AUSTRALIAN state legislatures are falling like dominoes to radical abortion laws, with New South Wales the next state tabling abortion-to-birth legislation.
The Reproductive Health Care Reform Bill 2019 passed the NSW lower house 59-31 just before 11pm on August 8.
It still has to pass the state senate.
Sydney Archbishop Anthony Fisher condemned the introduction of the bill, which would decriminalise abortion.
Like Queensland’s 2018 abortion legislation, NSW would sign up to abortion on demand for women up to 22 weeks pregnant.
After 22 weeks, the abortion could be legally undertaken with the consent of two doctors.
Making abortion more widespread
Archbishop Fisher said the new legislation was an attack on the sanctity of life and must be strongly opposed.
“New attempts to make abortion even more widely available in NSW are deeply troubling,” he said.
“The measure of a society is how it protects its most vulnerable, be they unborn children; their mothers who are too often pressured emotionally, financially and even physically to choose against the life of their child; or the sick and frail elderly.”
Pro-life organisation Emily’s Voice communications specialist Claire van Ryn said in a blog-post there would be no protection for women or babies.
She said up to 22 weeks, any girl or woman, of any age, for any reason, could ask for an abortion.
Statistics out of Victoria showed there were 310 late-term abortions in 2016, 40 per cent of which were for psychosocial reasons.
Of those, 33 babies were born alive and later died from prematurity.
Ms van Ryn said that, in 2016, then Queensland health minister Cameron Dick told Parliament 27 unborn Queenslanders survived abortions the previous year and eventually died.

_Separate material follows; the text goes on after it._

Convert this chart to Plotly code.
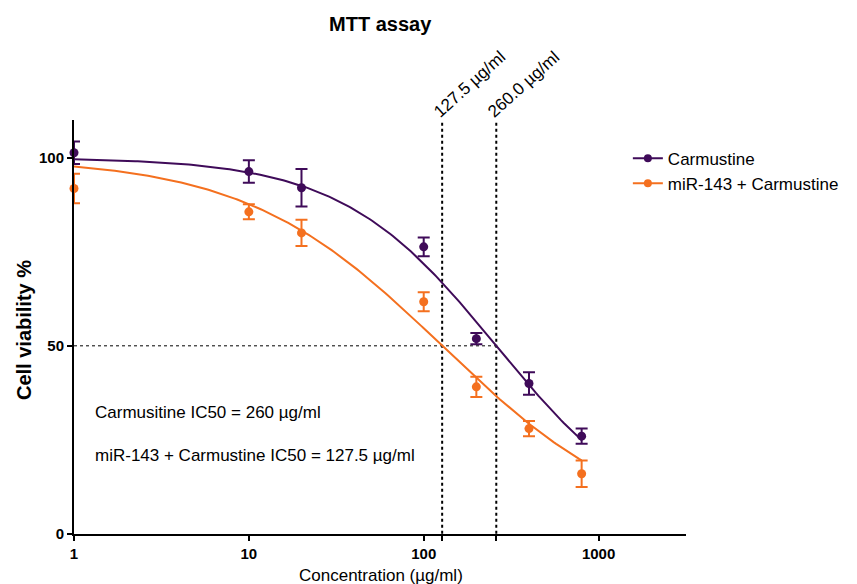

Protecting human life paramount
Archbishop Fisher said rather than pursuing laws that would lead to more abortions, society should be investing in ways to support pregnant women who felt they had no other choice.
“I urge all Catholics to rally against this proposed law and, at the same time, recommit ourselves to reaching out with prayer and practical support for women in crisis,” he said.
“We must tell our elected MPs that if they are serious about wanting to protect human life they must reject this bill.”
As the bill was introduced to Parliament on August 1, a Rally for Life brought hundreds of pro-life protesters to the street outside NSW Parliament.
Addressing the rally, Liberal State MP Nathaniel Smith said he was disgusted at how the bill was “rammed” through Parliament.
“This is not an issue like a hip replacement, a nose job, a fake tan – this is a human being,” he said.
“This will not protect women, this should not be going into the health care act, it should remain in the Crimes Act.”
The bill has the backing of NSW Premier Gladys Berejiklian and NSW Health Minister Brad Hazzard, and has 15 co-sponsors, the most of any bill in the state’s history.
But there has been significant parliamentary backlash.
Finance Minister Damien Tudehope, in an opinion column in The Sydney Morning Herald, decried the bill as “unjust”.
The state bill was raised in the Federal Parliament too.
During question time, Member for New England Barnaby Joyce referred to his newborn son Tom in criticism of the abortion bill.
“Long before he was born … Tom had rights even though he was not conscious of them – they should not be removed by a parliament,” he told the Lower House in Canberra.
“The hour of birth is an arbitrary point in modern medicine.”